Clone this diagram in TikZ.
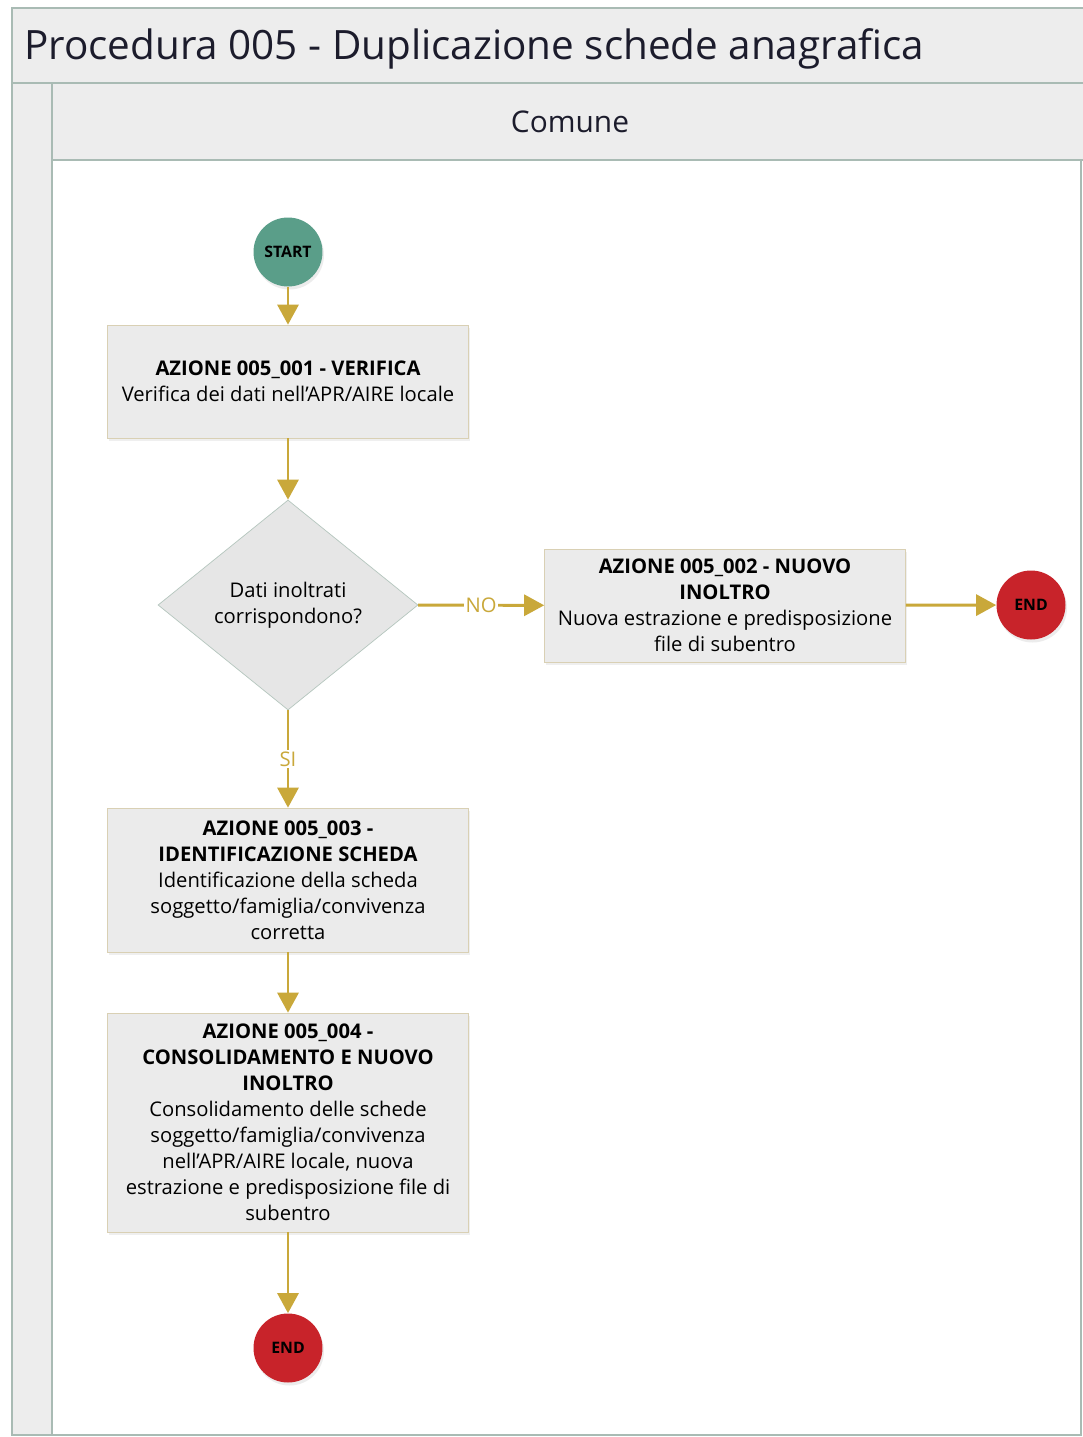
\documentclass[tikz,border=0pt]{standalone}
\usepackage{fontspec}
\setmainfont{Open Sans}
\usetikzlibrary{shapes.geometric,arrows.meta,shadows}

\definecolor{bandgray}{HTML}{EDEDED}
\definecolor{poolline}{HTML}{A9BBB4}
\definecolor{boxgray}{HTML}{EBEBEB}
\definecolor{boxline}{HTML}{D9D0B4}
\definecolor{diagray}{HTML}{E6E6E6}
\definecolor{dialine}{HTML}{B5C6BE}
\definecolor{startgreen}{HTML}{5A9E89}
\definecolor{endred}{HTML}{C8232A}
\definecolor{flowgold}{HTML}{C9A83A}
\definecolor{titleink}{HTML}{1C1C2C}

\begin{document}
\begin{tikzpicture}[x = 0.02cm, y = -0.02cm,
band/.style = {draw = poolline, line width = 1.1pt, fill = bandgray},
action/.style = {rectangle, draw = boxline, fill = boxgray, minimum width = 7.22cm,
  align = center, inner sep = 2pt, font = \fontsize{11.5}{14.8}\selectfont,
  drop shadow = {shadow xshift = 0.3mm, shadow yshift = -0.6mm, opacity = 0.12}},
event/.style = {circle, minimum size = 1.38cm, inner sep = 0pt,
  font = \bfseries\fontsize{9}{10}\selectfont,
  drop shadow = {shadow xshift = 0.3mm, shadow yshift = -0.6mm, opacity = 0.15}},
decision/.style = {diamond, draw = dialine, fill = diagray, minimum width = 5.2cm,
  minimum height = 4.2cm, inner sep = 0pt, align = center,
  font = \fontsize{11.5}{14.8}\selectfont},
flow/.style = {-{Triangle[length = 4mm, width = 4.2mm]}, line width = 1.7pt, draw = flowgold},
lbl/.style = {fill = white, inner sep = 1pt, text = flowgold, font = \fontsize{11.5}{13}\selectfont}]

\useasboundingbox (0,0) rectangle (1082,1437);

% Pool and lane
\draw[band] (12,8) rectangle (1100,83);
\draw[band] (12,83) rectangle (52,1435);
\draw[band] (52,83) rectangle (1100,160);
\draw[draw = poolline, line width = 1.1pt, fill = white] (52,160) rectangle (1081,1435);
\node[anchor = west, text = titleink, font = \fontsize{23}{27}\selectfont] (title) at (18,49)
  {Procedura 005 - Duplicazione schede anagrafica};
\node[text = titleink, font = \fontsize{17}{21}\selectfont] (lane) at (570,122) {Comune};

% Steps
\node[event, fill = startgreen] (start) at (288,252) {START};
\node[action, minimum height = 2.26cm] (a1) at (288,381.5)
  {\textbf{AZIONE 005\_001 - VERIFICA}\\Verifica dei dati nell’APR/AIRE locale};
\node[decision] (dec) at (288,605) {Dati inoltrati\\corrispondono?};
\node[action, minimum height = 2.26cm] (a2) at (725,605.5)
  {\textbf{AZIONE 005\_002 - NUOVO}\\\textbf{INOLTRO}\\Nuova estrazione e predisposizione\\file di subentro};
\node[event, fill = endred] (end1) at (1031,605) {END};
\node[action, minimum height = 2.88cm] (a3) at (288,880)
  {\textbf{AZIONE 005\_003 -}\\\textbf{IDENTIFICAZIONE SCHEDA}\\Identificazione della scheda\\soggetto/famiglia/convivenza\\corretta};
\node[action, minimum height = 4.38cm] (a4) at (288,1122.5)
  {\textbf{AZIONE 005\_004 -}\\\textbf{CONSOLIDAMENTO E NUOVO}\\\textbf{INOLTRO}\\Consolidamento delle schede\\soggetto/famiglia/convivenza\\nell’APR/AIRE locale, nuova\\estrazione e predisposizione file di\\subentro};
\node[event, fill = endred] (end2) at (288,1348) {END};

% Connect steps
\draw[flow] (start) -- (a1);
\draw[flow] (a1) -- (dec);
\draw[flow] (dec) -- node[lbl] {NO} (a2);
\draw[flow] (a2) -- (end1);
\draw[flow] (dec) -- node[lbl] {SI} (a3);
\draw[flow] (a3) -- (a4);
\draw[flow] (a4) -- (end2);

\end{tikzpicture}
\end{document}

## TASK BRIEF
Your task is an exact transcription of all the data, minus the pictures.

## FINAL RESULT
Clone this diagram in TikZ.
\documentclass[tikz,border=0pt]{standalone}
\usepackage{fontspec}
\setmainfont{Open Sans}
\usetikzlibrary{shapes.geometric,arrows.meta,shadows}

\definecolor{bandgray}{HTML}{EDEDED}
\definecolor{poolline}{HTML}{A9BBB4}
\definecolor{boxgray}{HTML}{EBEBEB}
\definecolor{boxline}{HTML}{D9D0B4}
\definecolor{diagray}{HTML}{E6E6E6}
\definecolor{dialine}{HTML}{B5C6BE}
\definecolor{startgreen}{HTML}{5A9E89}
\definecolor{endred}{HTML}{C8232A}
\definecolor{flowgold}{HTML}{C9A83A}
\definecolor{titleink}{HTML}{1C1C2C}

\begin{document}
\begin{tikzpicture}[x = 0.02cm, y = -0.02cm,
band/.style = {draw = poolline, line width = 1.1pt, fill = bandgray},
action/.style = {rectangle, draw = boxline, fill = boxgray, minimum width = 7.22cm,
  align = center, inner sep = 2pt, font = \fontsize{11.5}{14.8}\selectfont,
  drop shadow = {shadow xshift = 0.3mm, shadow yshift = -0.6mm, opacity = 0.12}},
event/.style = {circle, minimum size = 1.38cm, inner sep = 0pt,
  font = \bfseries\fontsize{9}{10}\selectfont,
  drop shadow = {shadow xshift = 0.3mm, shadow yshift = -0.6mm, opacity = 0.15}},
decision/.style = {diamond, draw = dialine, fill = diagray, minimum width = 5.2cm,
  minimum height = 4.2cm, inner sep = 0pt, align = center,
  font = \fontsize{11.5}{14.8}\selectfont},
flow/.style = {-{Triangle[length = 4mm, width = 4.2mm]}, line width = 1.7pt, draw = flowgold},
lbl/.style = {fill = white, inner sep = 1pt, text = flowgold, font = \fontsize{11.5}{13}\selectfont}]

\useasboundingbox (0,0) rectangle (1082,1437);

% Pool and lane
\draw[band] (12,8) rectangle (1100,83);
\draw[band] (12,83) rectangle (52,1435);
\draw[band] (52,83) rectangle (1100,160);
\draw[draw = poolline, line width = 1.1pt, fill = white] (52,160) rectangle (1081,1435);
\node[anchor = west, text = titleink, font = \fontsize{23}{27}\selectfont] (title) at (18,49)
  {Procedura 005 - Duplicazione schede anagrafica};
\node[text = titleink, font = \fontsize{17}{21}\selectfont] (lane) at (570,122) {Comune};

% Steps
\node[event, fill = startgreen] (start) at (288,252) {START};
\node[action, minimum height = 2.26cm] (a1) at (288,381.5)
  {\textbf{AZIONE 005\_001 - VERIFICA}\\Verifica dei dati nell’APR/AIRE locale};
\node[decision] (dec) at (288,605) {Dati inoltrati\\corrispondono?};
\node[action, minimum height = 2.26cm] (a2) at (725,605.5)
  {\textbf{AZIONE 005\_002 - NUOVO}\\\textbf{INOLTRO}\\Nuova estrazione e predisposizione\\file di subentro};
\node[event, fill = endred] (end1) at (1031,605) {END};
\node[action, minimum height = 2.88cm] (a3) at (288,880)
  {\textbf{AZIONE 005\_003 -}\\\textbf{IDENTIFICAZIONE SCHEDA}\\Identificazione della scheda\\soggetto/famiglia/convivenza\\corretta};
\node[action, minimum height = 4.38cm] (a4) at (288,1122.5)
  {\textbf{AZIONE 005\_004 -}\\\textbf{CONSOLIDAMENTO E NUOVO}\\\textbf{INOLTRO}\\Consolidamento delle schede\\soggetto/famiglia/convivenza\\nell’APR/AIRE locale, nuova\\estrazione e predisposizione file di\\subentro};
\node[event, fill = endred] (end2) at (288,1348) {END};

% Connect steps
\draw[flow] (start) -- (a1);
\draw[flow] (a1) -- (dec);
\draw[flow] (dec) -- node[lbl] {NO} (a2);
\draw[flow] (a2) -- (end1);
\draw[flow] (dec) -- node[lbl] {SI} (a3);
\draw[flow] (a3) -- (a4);
\draw[flow] (a4) -- (end2);

\end{tikzpicture}
\end{document}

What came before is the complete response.